Pooch gave full-time blues singing a try in the 1950’s when he traveled around the Midwest in a Chevrolet station wagon until Sam’s Bar & Grill in Columbus hired him as a regular performer. He stayed in Columbus. And stayed. And stayed. And stayed. Until now, at the age of 70, Willie Pooch has been "discovered" by a wider audience and he’s having the time of his life. When asked which has been his most fulfilling performance, he said it was the one last year in front of a packed Southern Theater audience, the largest audience he had ever entertained in one place. Wearing suits of bright colors and an ever-present smile, Pooch, without seeming to break a sweat, bears nuggets of humor and mother lodes of close-to-the-streets wisdom in each performance.
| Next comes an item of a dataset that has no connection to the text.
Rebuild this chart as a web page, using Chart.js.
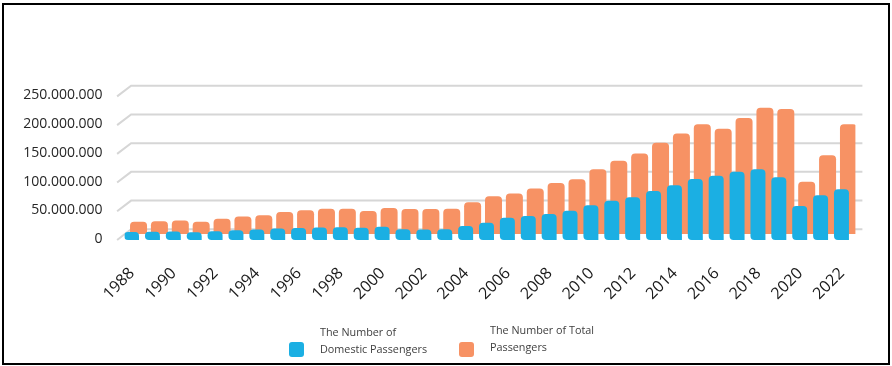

From the wry perspective of one under house arrest, Pooch sings about having "a room full of trouble" on "House Arrest Blues," as the rhythm section’s contagious shuffle alternates with the calypso beat familiar from "Crosscut Saw" on Fiery Blues. And he sings of the lying abandonment by his woman on "In My Lonely Room," an ever-present theme of the blues ("My baby left me early Monday morning / Said she’d be back soon. / It’s late Friday evening / Late Sunday afternoon").
"Willie Rap," initially boogalooing, indeed becomes a rap by a septuagenarian who sings about "gettin’ on down." Coming full circle, Pooch tells why he sings the blues on "Why I Sing the Blues," when he explains that he’s "been around a long time" and how he "paid his dues." That is the value of Pooch’s singing, as it is for any blues singer. He has lived the blues and his listeners know it.
On top of the of Pooch’s irresistible blues singing, Funk-n-Blues attains an even higher level of irresistibility from the musicianship of Pooch’s back-up musicians, including Monaco, guitarist Rick Collura and Tsamous. Not only does the recording introduce a "new" blues singer to the listening public, but also Monaco’s group invests it with the passion for performing for which it has become known. Check out Willie Pooch’s music and, as he exclaims on "Crosscut Saw," "Look out!"